On 20 September 1854 in the Crimea, at the Battle of Alma, Captain Bell was the first to seize upon and capture one of the enemy's guns which was limbered up and being carried off. He moreover took over the command of his regiment, which he brought out of action, all his senior officers having been killed or wounded.

He was personally presented with the Victoria Cross by Queen Victoria at Southsea Common, Portsmouth, Hants on 2 August 1858.
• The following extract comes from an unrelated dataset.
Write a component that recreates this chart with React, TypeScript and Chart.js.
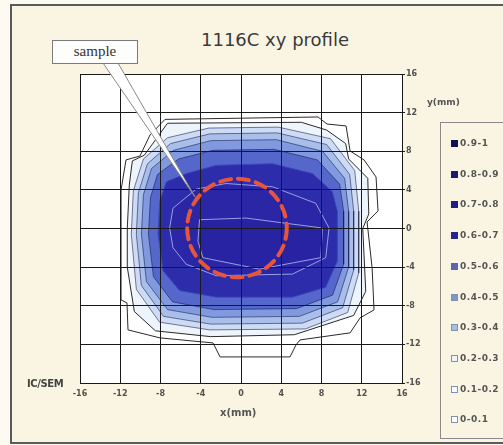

Bell was also awarded the Legion of Honour by the French, and the Turkish War Medal. Posted to India during the Indian Mutiny in 1857, he was present at the Siege of Lucknow. After India, he commanded the 2nd Battalion of the Royal Welch Fusiliers for the next 12 years until 1872, achieving the rank of major general in 1868. His last command was in Belfast, where he died in 1879.

==Personal life==
On 28 May 1857, Bell married the 17 year old (Note: Brooke's age was listed as 21 on the couple's marriage certificate.) Alice Brooke who was 16 years his junior. The couple had at least 3 children, of which only one survived to adulthood. The marriage was unhappy, and Brooke had an affair with Major Tyssen Sowley Holroyd (1838–1914) in 1865. Bell petitioned for a divorce in 1867, which was granted the following year.

Bell later married (Note: Bell is listed as a bachelor on the couple's marriage register.) Charlotte Wadsworth Bell, a widow, on 3 August 1869 with whom he had 4 children. On 10 November 1879, Bell died in Belfast aged 55. Bell is buried alongside his father at St. Mary the Virgin Churchyard in Kempsey, Worcestershire.